**Written problem:** Return the material exactly, first line through the line containing "60, 64, 68]", and nothing more. Pictures stay out.
::: Data entries :::
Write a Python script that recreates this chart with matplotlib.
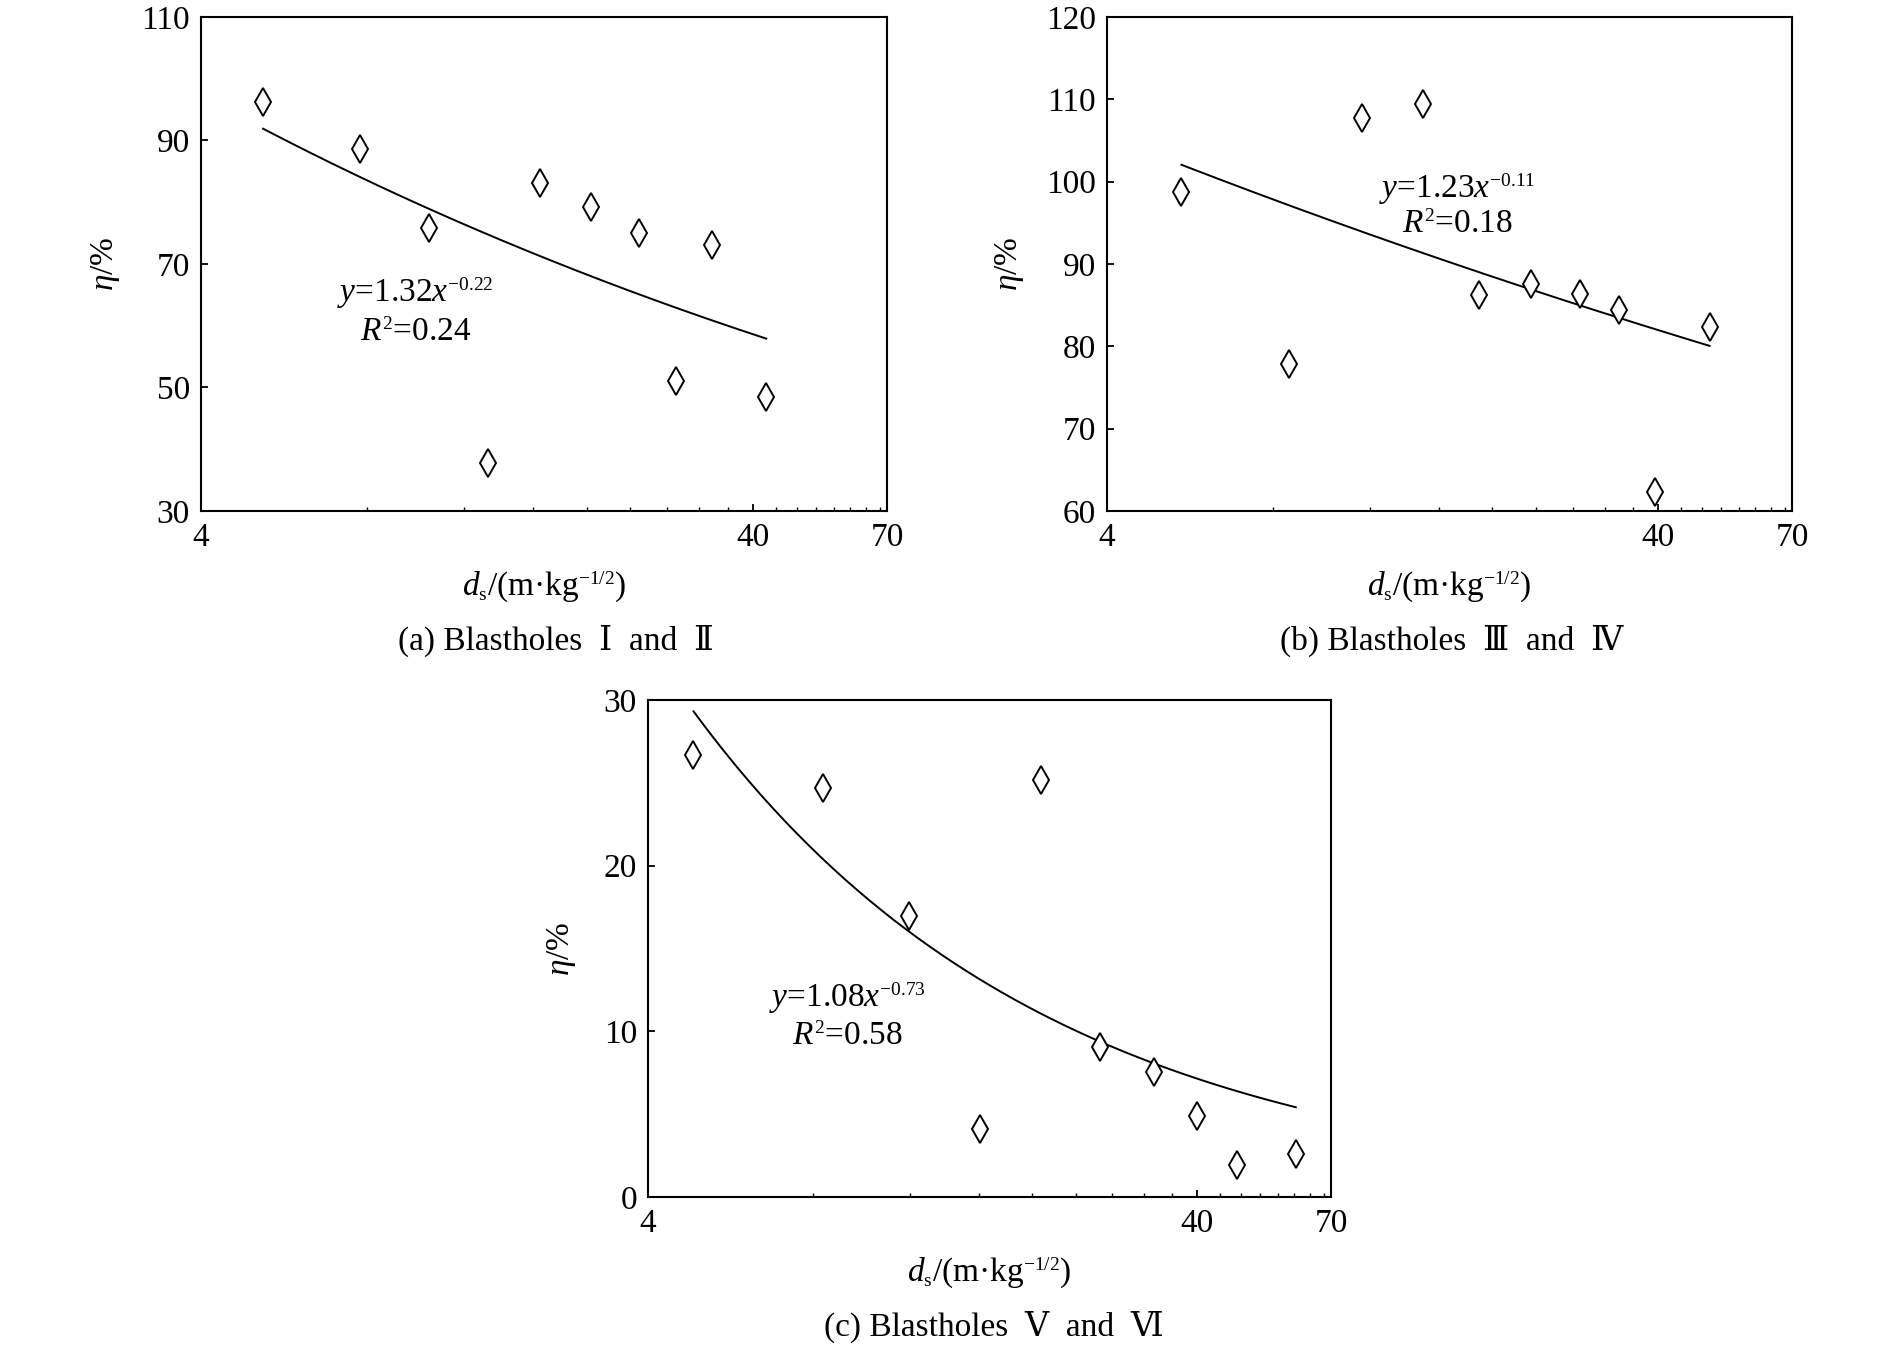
import numpy as np
import matplotlib
matplotlib.use("Agg")
import matplotlib.pyplot as plt
from matplotlib.ticker import FixedLocator, FixedFormatter, NullFormatter
try:
    import matplotlib._mathtext as _mt
    _mt.SHRINK_FACTOR = 0.58
except Exception:
    pass

plt.rcParams['font.family'] = ['Liberation Serif', 'DejaVu Serif', 'Noto Sans CJK SC']
plt.rcParams['mathtext.fontset'] = 'custom'
plt.rcParams['mathtext.rm'] = 'Liberation Serif'
plt.rcParams['mathtext.it'] = 'Liberation Serif:italic'
plt.rcParams['mathtext.bf'] = 'Liberation Serif:bold'

# ---------------- data ----------------
xa = [5.18, 7.77, 10.36, 13.23, 16.43, 20.39, 24.87, 28.98, 33.76, 42.3]
ya = [96.3, 88.7, 75.8, 37.8, 83.1, 79.3, 75.1, 51.0, 73.0, 48.5]

xb = [5.46, 8.54, 11.62, 15.01, 18.91, 23.55, 28.88, 33.91, 39.47, 49.6]
yb = [98.7, 77.9, 107.7, 109.4, 86.2, 87.6, 86.4, 84.4, 62.3, 82.4]

xc = [4.84, 8.34, 11.95, 16.05, 20.74, 26.55, 33.4, 39.9, 47.2, 60.4]
yc = [26.7, 24.66, 16.97, 4.08, 25.2, 9.03, 7.53, 4.9, 1.96, 2.58]

# fitted power curves y = a * x**b (in %), drawn between x_start and x_end
fit_a = (132.0, 123.0, 84.2)
fit_b = (-0.22, -0.11, -0.669)
fit_range = ((5.18, 42.3), (5.46, 49.6), (4.84, 60.4))

eq_texts = (r"$y$=1.32$x^{-0.22}$", r"$y$=1.23$x^{-0.11}$", r"$y$=1.08$x^{-0.73}$")
r2_texts = (r"$R^2$=0.24", r"$R^2$=0.18", r"$R^2$=0.58")
captions = ("(a) Blastholes  Ⅰ  and  Ⅱ", "(b) Blastholes  Ⅲ  and  Ⅳ", "(c) Blastholes  Ⅴ  and  Ⅵ")

ylims = ((30, 110), (60, 120), (0, 30))
yticks = ([30, 50, 70, 90, 110], [60, 70, 80, 90, 100, 110, 120], [0, 10, 20, 30])
xlim = (4, 70)
xticks_major = [4, 40, 70]
xticks_minor = [8, 12, 16, 20, 24, 28, 32, 36, 44, 48, 52, 56, 60, 64, 68]

# ---------------- layout (pixels of a 1890x1350 canvas) ----------------
W, H = 1890, 1350
boxes = ((201, 17, 887, 511), (1107, 17, 1792, 511), (648, 700, 1331, 1197))
eq_pos = ((415, 293), (1457, 189), (847, 998))
r2_pos = ((416, 333), (1457, 225), (847, 1037))
ylab_off = (95, 97, 86)
cap_dx = (12, 2, 4)

fig = plt.figure(figsize=(W / 100, H / 100), dpi=100)
FS = 24

xs_all = (xa, xb, xc)
ys_all = (ya, yb, yc)
for i in range(3):
    l, t, r, b = boxes[i]
    ax = fig.add_axes([l / W, 1 - b / H, (r - l) / W, (b - t) / H])
    ax.set_xscale('log')
    ax.set_xlim(*xlim)
    ax.set_ylim(*ylims[i])
    ax.plot(xs_all[i], ys_all[i], linestyle='none', marker='d', ms=14,
            mfc='white', mec='black', mew=1.4, zorder=3)
    x0, x1 = fit_range[i]
    xf = np.geomspace(x0, x1, 200)
    ax.plot(xf, fit_a[i] * xf ** fit_b[i], color='black', lw=1.4, zorder=2)

    ax.xaxis.set_major_locator(FixedLocator(xticks_major))
    ax.xaxis.set_major_formatter(FixedFormatter([str(v) for v in xticks_major]))
    ax.xaxis.set_minor_locator(FixedLocator(xticks_minor))
    ax.xaxis.set_minor_formatter(NullFormatter())
    ax.set_yticks(yticks[i])
    ax.tick_params(axis='both', which='major', direction='in', length=5, width=1.3,
                   labelsize=FS, pad=8, top=False, right=False)
    ax.tick_params(axis='x', which='minor', direction='in', length=3, width=1.0,
                   top=False)
    ax.tick_params(axis='y', which='minor', left=False, right=False)
    for sp in ax.spines.values():
        sp.set_linewidth(1.5)

    cx = (l + r) / 2
    fig.text(cx / W, 1 - (b + 76) / H, r"$d_{\mathrm{s}}$/(m·kg$^{-1/2}$)",
             ha='center', va='center', fontsize=FS)
    fig.text((cx + cap_dx[i]) / W, 1 - (b + 130) / H, captions[i], ha='center',
             va='center', fontsize=FS)
    fig.text((l - ylab_off[i]) / W, 1 - ((t + b) / 2) / H, r"$\eta$/%",
             ha='center', va='center', rotation=90, fontsize=FS)
    fig.text(eq_pos[i][0] / W, 1 - eq_pos[i][1] / H, eq_texts[i],
             ha='center', va='center', fontsize=FS)
    fig.text(r2_pos[i][0] / W, 1 - r2_pos[i][1] / H, r2_texts[i],
             ha='center', va='center', fontsize=FS)

fig.savefig('out.png', dpi=100, facecolor='white')
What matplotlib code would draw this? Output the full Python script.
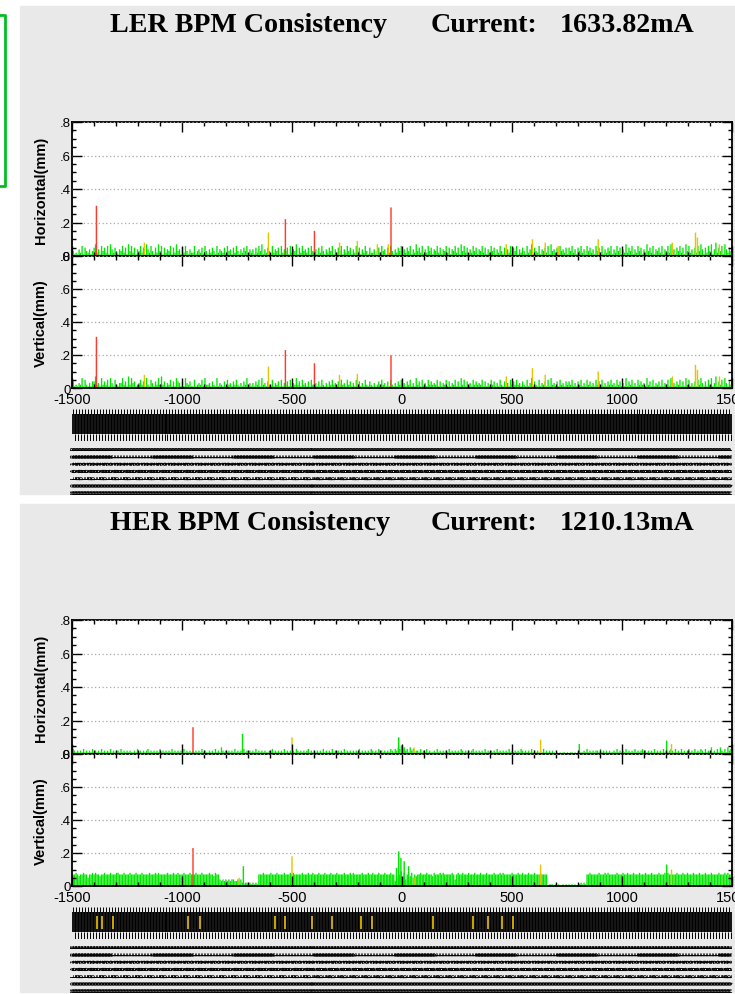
import numpy as np
import matplotlib.pyplot as plt
from matplotlib.patches import Rectangle
from matplotlib.lines import Line2D
from matplotlib.ticker import MultipleLocator, FuncFormatter

plt.rcParams["axes.unicode_minus"] = False

# ---- data: BPM consistency, one digit per BPM in units of 0.01 mm ----
ler_h_str = (
    "3121426153" "2413572416" "3526174253" "1436251736"
    "2514362517" "4263152736" "1524361527" "3415263142"
    "2613425163" "1425316243" "2516341526" "3142536142"
    "4152637142" "5316243516" "2435162437" "1526342516"
    "3241526314" "2536142536" "1426351426" "3514263152"
    "2413526341" "5263142536" "1425361427" "3526142635"
    "1436251436" "2514362517" "3625142635" "1436251426"
    "3514263152" "4261536142" "5316247153" "2614352617"
    "3425163425" "1536241536" "2416352416" "3526142536"
    "1426351427" "2536142635" "1427352614" "3526143627"
    "2415362517" "3624152637" "4152637148" "2536174253"
)
ler_v_str = (
    "4121326152" "1314472316" "2425163152" "1336241726"
    "3412352416" "2153142627" "2413251416" "4314163241"
    "1512325162" "2314216132" "1415231425" "2131426131"
    "3142516231" "4215132415" "1324151326" "2415231415"
    "2131415213" "1425231425" "2315241315" "2413152142"
    "1312415231" "4152131425" "2314251316" "2415131524"
    "2325141325" "1413251416" "2514231524" "2325141315"
    "2413152141" "3152425231" "4215136142" "1513241516"
    "2314152314" "2425131425" "1315241315" "2415131425"
    "2315241316" "1425131524" "2316241513" "2415132516"
    "1314251416" "2513141526" "3141526137" "1425163142"
)
her_h_str = (
    "3212121312" "1213121213" "1212131212" "2131212121"
    "1213121212" "3121212131" "2121213121" "2121312121"
    "2121213121" "1212131214" "2121212131" "2121312121"
    "2131212121" "1213121212" "1312121213" "2121212312"
    "1212121312" "1213121212" "1312121212" "1312121213"
    "2121312121" "2132132435" "3423142312" "2131213121"
    "1213121212" "1312121213" "2121212312" "1212131212"
    "1213121212" "1312121213" "2121213121" "2121312121"
    "2101010110" "1011010111" "1213121212" "2131212121"
    "1213121213" "1212131212" "3121212131" "2121312123"
    "2131213121" "2312131213" "2131214121" "3142131423"
)
her_v_str = (
    "7787677877" "5778787767" "7877787778" "8777877787"
    "7787778777" "7877787877" "7778777877" "8777877787"
    "7787778777" "7877687743" "4343434433" "4342122121"
    "2121777877" "7787778777" "7877787877" "7778777877"
    "8777877787" "7787778777" "7877787877" "7778777877"
    "8777877787" "7787736579" "5847368576" "7787778777"
    "6877787877" "7778747877" "8777877787" "7787778777"
    "7877787877" "7778777877" "8777877787" "7787777011"
    "1010100101" "0101010012" "1217787777" "7877787877"
    "7778777877" "8777877787" "7787778777" "7877787877"
    "7778777877" "8777877787" "7787778777" "7877787877"
)

# flagged BPMs: position (m), value (mm), colour class
ler_h_flag_s = [-1389, -1171, -607, -530, -398, -284, -203, -112, -62, -50,
                474, 593, 651, 710, 892, 1229, 1334, 1343, 1443]
ler_h_flag_v = [0.30, 0.08, 0.14, 0.22, 0.15, 0.08, 0.09, 0.07, 0.07, 0.29,
                0.07, 0.10, 0.08, 0.06, 0.10, 0.08, 0.14, 0.11, 0.07]
ler_h_flag_c = ["r", "y", "y", "r", "r", "y", "y", "y", "y", "r",
                "y", "y", "y", "y", "y", "y", "y", "y", "y"]

ler_v_flag_s = [-1389, -1171, -607, -530, -398, -284, -203, -50,
                474, 593, 651, 892, 1229, 1334, 1343, 1443]
ler_v_flag_v = [0.31, 0.08, 0.13, 0.23, 0.15, 0.08, 0.085, 0.20,
                0.07, 0.12, 0.08, 0.10, 0.07, 0.14, 0.11, 0.07]
ler_v_flag_c = ["r", "y", "y", "r", "r", "y", "y", "r",
                "y", "y", "y", "y", "y", "y", "y", "y"]

her_h_flag_s = [-950, -725, -500, -15, 55, 630, 806, 1203, 1225]
her_h_flag_v = [0.16, 0.12, 0.10, 0.10, 0.04, 0.085, 0.06, 0.08, 0.06]
her_h_flag_c = ["r", "g", "y", "g", "y", "y", "g", "g", "y"]

her_v_flag_s = [-950, -740, -721, -500, -25, -15, -5, 10, 30, 55, 630, 1203, 1225]
her_v_flag_v = [0.23, 0.05, 0.12, 0.18, 0.11, 0.21, 0.17, 0.15, 0.12, 0.05, 0.13, 0.13, 0.10]
her_v_flag_c = ["r", "y", "g", "y", "g", "g", "g", "g", "g", "y", "y", "g", "y"]

# BPM positions marked yellow in the HER lattice strip
her_strip_yellow = [-1385, -1362, -1312, -971, -917, -576, -530, -408, -317,
                    -185, -135, 142, 324, 392, 455, 505]

ler_title = ("LER BPM Consistency", "Current:", "1633.82mA")
her_title = ("HER BPM Consistency", "Current:", "1210.13mA")

BPM_FAMILIES = ["QLA", "QLB", "QLC", "QFA", "QDA", "QFB", "QDB", "QLD"]

COLORS = {"g": "#00e600", "y": "#e6c400", "r": "#ff3a28"}
GRAY = "#e9e9e9"
BAR_W = 6.0
FLAG_W = 6.5

W, H = 735, 995
fig = plt.figure(figsize=(W / 100, H / 100), dpi=100)
fig.patch.set_facecolor("white")

AX_L, AX_W = 72, 660


def fx(px):
    return px / W


def fy(px):
    return 1 - px / H


def digits(s):
    return np.array([int(c) for c in s]) * 0.01


def bpm_names(n, ring):
    names = []
    for k in range(n):
        fam = BPM_FAMILIES[k % len(BPM_FAMILIES)]
        side = "RL"[(k // 27) % 2]
        names.append(f"M{fam}{k % 9 + 1}{side}{ring}")
    return names


def style_axes(ax, bottom_labels, top_label, bottom_label):
    ax.set_xlim(-1500, 1500)
    ax.set_ylim(0, 0.8)
    ax.xaxis.set_major_locator(MultipleLocator(500))
    ax.xaxis.set_minor_locator(MultipleLocator(100))
    ax.yaxis.set_major_locator(MultipleLocator(0.2))
    ax.yaxis.set_minor_locator(MultipleLocator(0.05))
    ax.tick_params(which="both", direction="in", top=True, right=True,
                   width=1, color="black")
    ax.tick_params(which="major", length=7)
    ax.tick_params(which="minor", length=3)
    ax.tick_params(axis="x", labelbottom=bottom_labels, labelsize=10.5, pad=3)
    ax.tick_params(axis="y", labelsize=9.5, pad=1)

    def yfmt(v, pos):
        if abs(v) < 1e-6:
            return bottom_label
        if abs(v - 0.8) < 1e-6:
            return top_label
        return "." + str(int(round(v * 10)))

    ax.yaxis.set_major_formatter(FuncFormatter(yfmt))
    for lab in ax.get_xticklabels() + ax.get_yticklabels():
        lab.set_family("Liberation Sans")
    ax.grid(axis="y", which="major", color="#a8a8a8", linestyle=(0, (1, 2)), lw=0.9)
    ax.set_axisbelow(False)
    for sp in ax.spines.values():
        sp.set_linewidth(1.3)


def draw_bars(ax, values, flag_s, flag_v, flag_c):
    s = np.linspace(-1495, 1495, len(values))
    ax.bar(s, values, width=BAR_W, color=COLORS["g"], linewidth=0,
           snap=False, zorder=1)
    ax.bar(flag_s, flag_v, width=FLAG_W, color=[COLORS[c] for c in flag_c],
           linewidth=0, snap=False, zorder=1.1)


def draw_ring(offset, title, h_str, v_str, hflags, vflags, ring, yellow_marks):
    # gray panel behind everything
    fig.patches.append(Rectangle((fx(20), fy(offset + 488)), fx(715), 488 / H,
                                 transform=fig.transFigure, color=GRAY, zorder=-5))
    # title
    for txt, x in zip(title, (110, 431, 560)):
        fig.text(fx(x), fy(offset + 25), txt, fontsize=20.2, weight="bold",
                 family="Liberation Serif", va="baseline", ha="left")

    top = offset + 116
    mid = offset + 250
    bot = offset + 382
    ax_h = fig.add_axes([fx(AX_L), fy(mid), fx(AX_W), (mid - top) / H])
    ax_v = fig.add_axes([fx(AX_L), fy(bot), fx(AX_W), (bot - mid) / H])

    draw_bars(ax_h, digits(h_str), *hflags)
    draw_bars(ax_v, digits(v_str), *vflags)
    style_axes(ax_h, False, ".8", ".0")
    style_axes(ax_v, True, ".8", "0")
    for ax, lab in ((ax_h, "Horizontal(mm)"), (ax_v, "Vertical(mm)")):
        ax.set_ylabel(lab, fontsize=10.5, weight="bold", family="Liberation Sans",
                      labelpad=0)
        ax.yaxis.set_label_coords(-0.037, 0.5)

    # lattice strip with BPM markers
    st_top = offset + 403
    st_bot = offset + 435
    ax_s = fig.add_axes([fx(AX_L), fy(st_bot), fx(AX_W), (st_bot - st_top) / H])
    ax_s.set_xlim(-1500, 1500)
    ax_s.set_ylim(0, 1)
    ax_s.axis("off")
    n = len(h_str)
    s = np.linspace(-1495, 1495, n)
    ax_s.vlines(s, 0.22, 0.84, color="black", lw=1.3)
    ax_s.vlines(s[::2], 0.84, 1.0, color="black", lw=0.7)
    ax_s.vlines(s[1::2], 0.0, 0.22, color="black", lw=0.7)
    if yellow_marks:
        ax_s.vlines(yellow_marks, 0.32, 0.72, color="#d8b400", lw=1.3)

    # BPM names under the strip, letters spread out along the column
    tr = ax_s.get_xaxis_transform()
    for x, name in zip(s, bpm_names(n, ring)):
        ax_s.text(x, -0.14, " ".join(name), transform=tr, rotation=90,
                  ha="center", va="top", fontsize=4.3, weight="bold",
                  family="DejaVu Sans Mono", clip_on=False)


draw_ring(7, ler_title, ler_h_str, ler_v_str,
          (ler_h_flag_s, ler_h_flag_v, ler_h_flag_c),
          (ler_v_flag_s, ler_v_flag_v, ler_v_flag_c), "P", None)
draw_ring(505, her_title, her_h_str, her_v_str,
          (her_h_flag_s, her_h_flag_v, her_h_flag_c),
          (her_v_flag_s, her_v_flag_v, her_v_flag_c), "E", her_strip_yellow)

# green frame edge at the left
fig.add_artist(Line2D([fx(0), fx(5), fx(5), fx(0)],
                      [fy(16), fy(16), fy(187), fy(187)],
                      transform=fig.transFigure, color="#00c020", lw=2))

fig.savefig("out.png", dpi=100)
:::
**Expected answer:**
Write a Python script that recreates this chart with matplotlib.
import numpy as np
import matplotlib
matplotlib.use("Agg")
import matplotlib.pyplot as plt
from matplotlib.ticker import FixedLocator, FixedFormatter, NullFormatter
try:
    import matplotlib._mathtext as _mt
    _mt.SHRINK_FACTOR = 0.58
except Exception:
    pass

plt.rcParams['font.family'] = ['Liberation Serif', 'DejaVu Serif', 'Noto Sans CJK SC']
plt.rcParams['mathtext.fontset'] = 'custom'
plt.rcParams['mathtext.rm'] = 'Liberation Serif'
plt.rcParams['mathtext.it'] = 'Liberation Serif:italic'
plt.rcParams['mathtext.bf'] = 'Liberation Serif:bold'

# ---------------- data ----------------
xa = [5.18, 7.77, 10.36, 13.23, 16.43, 20.39, 24.87, 28.98, 33.76, 42.3]
ya = [96.3, 88.7, 75.8, 37.8, 83.1, 79.3, 75.1, 51.0, 73.0, 48.5]

xb = [5.46, 8.54, 11.62, 15.01, 18.91, 23.55, 28.88, 33.91, 39.47, 49.6]
yb = [98.7, 77.9, 107.7, 109.4, 86.2, 87.6, 86.4, 84.4, 62.3, 82.4]

xc = [4.84, 8.34, 11.95, 16.05, 20.74, 26.55, 33.4, 39.9, 47.2, 60.4]
yc = [26.7, 24.66, 16.97, 4.08, 25.2, 9.03, 7.53, 4.9, 1.96, 2.58]

# fitted power curves y = a * x**b (in %), drawn between x_start and x_end
fit_a = (132.0, 123.0, 84.2)
fit_b = (-0.22, -0.11, -0.669)
fit_range = ((5.18, 42.3), (5.46, 49.6), (4.84, 60.4))

eq_texts = (r"$y$=1.32$x^{-0.22}$", r"$y$=1.23$x^{-0.11}$", r"$y$=1.08$x^{-0.73}$")
r2_texts = (r"$R^2$=0.24", r"$R^2$=0.18", r"$R^2$=0.58")
captions = ("(a) Blastholes  Ⅰ  and  Ⅱ", "(b) Blastholes  Ⅲ  and  Ⅳ", "(c) Blastholes  Ⅴ  and  Ⅵ")

ylims = ((30, 110), (60, 120), (0, 30))
yticks = ([30, 50, 70, 90, 110], [60, 70, 80, 90, 100, 110, 120], [0, 10, 20, 30])
xlim = (4, 70)
xticks_major = [4, 40, 70]
xticks_minor = [8, 12, 16, 20, 24, 28, 32, 36, 44, 48, 52, 56, 60, 64, 68]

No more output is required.